Una nota di merito spetta, qui come già in Strong World, all’antagonista principale: designato con tutta probabilità come fratello omosessuale di Crocodile (supercattivo di ben più meritata fama dell’universo di One Piece), Gild Tesoro è un nemico interessante con un bel set di abilità.[5] Ciò che lo differenzia dagli altri villain del grande schermo, tuttavia, è di avere qualcosa alle spalle: un background ben definito che, per quanto solo accennato nel film, dà ragione delle sue ambizioni e del suo pur convenzionale sadismo; separandolo dalla schiera di quelli che sono cattivi e basta, perché sì.

In conclusione: Gold è un grande film animato?

No, non direi proprio. Il cinema d’autore alla Miyazaki è lontano anni luce.

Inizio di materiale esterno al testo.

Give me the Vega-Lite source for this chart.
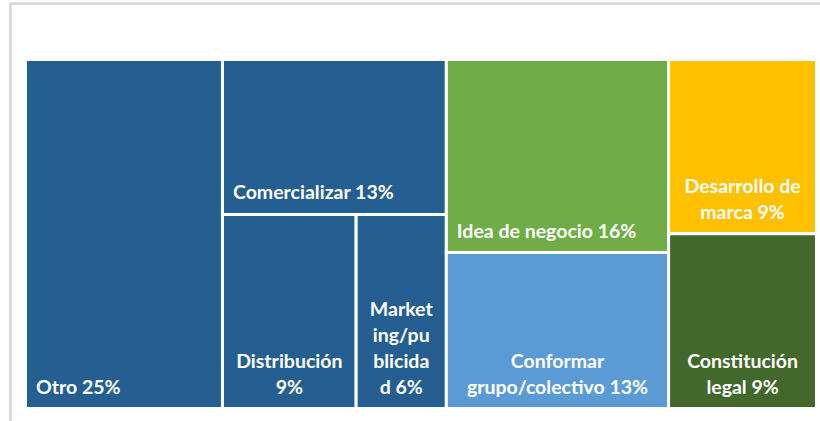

Tuttavia, Gold costituisce una splendida eccezione nell’altrimenti desolante panorama della cinematografia di One Piece.

E credo sia già qualcosa.

PS: va da sé, in qualità di nerd extraordinaire, ho visto il film in lingua originale sottotitolata. Non ho idea di quali e quanti danni il doppiaggio italiano possa aver arrecato alla pellicola.

 

[1] A meno che, certo, i film in questione non siano summae di saghe del fumetto: decine e decine di capitoli riassunti in un’oretta abbondante di grafica animata stratosferica. D’altre parte, prendere uno egli arc narrativi di punta di One Piece e trarne pedissequamente un lungometraggio non può che fruttare qualcosa di positivo.

Oltre a un pacco di soldi, certo.

[2] Individuo che, nelle sue forme più elementari, si presenta come uno shogun volante con un cubano in bocca, un pezzo di timone conficcato in testa e due spade al posto delle gambe.

Arrrr.

[3] Lo stesso evolversi della vicenda cartacea di One Piece risulta bizzarramente caratterizzato da una diretta proporzionalità con la prestanza fisica dei suoi personaggi femminili: la canonica misurazione 90-60-90, col passare del tempo e il succedersi delle saghe, subisce modifiche notevoli in entrambi i sensi, con un graduale quanto marcato allargamento di seno e fianchi a fronte di un restringimento della vita che, secondo ogni indizio, si fonda su una deformazione conica della gabbia toracica. Come le donne di turno possano sopravvivere a un simile trattamento non è stato ancora appurato scientificamente; indiscrezioni dei media sostengono il MIT stia dedicando attenzioni notevoli a tale problematica.

[4] Nome della città-nave anche nell’originale nipponico; courtesy della predisposizione babelica di Oda e dei cinque milioni di significati che una parola occidentale può assumere quando viene traslata in kanji giapponesi.

[5] … su cui non intendo soffermarmi, onde evitare uno spoiler alert. Sappiate però che, tra i precedenti cattivi filmici dell’universo di One Piece, uno poteva trasformarsi in caramello, e un altro in pietra focaia. A questo giro è andata decisamente meglio.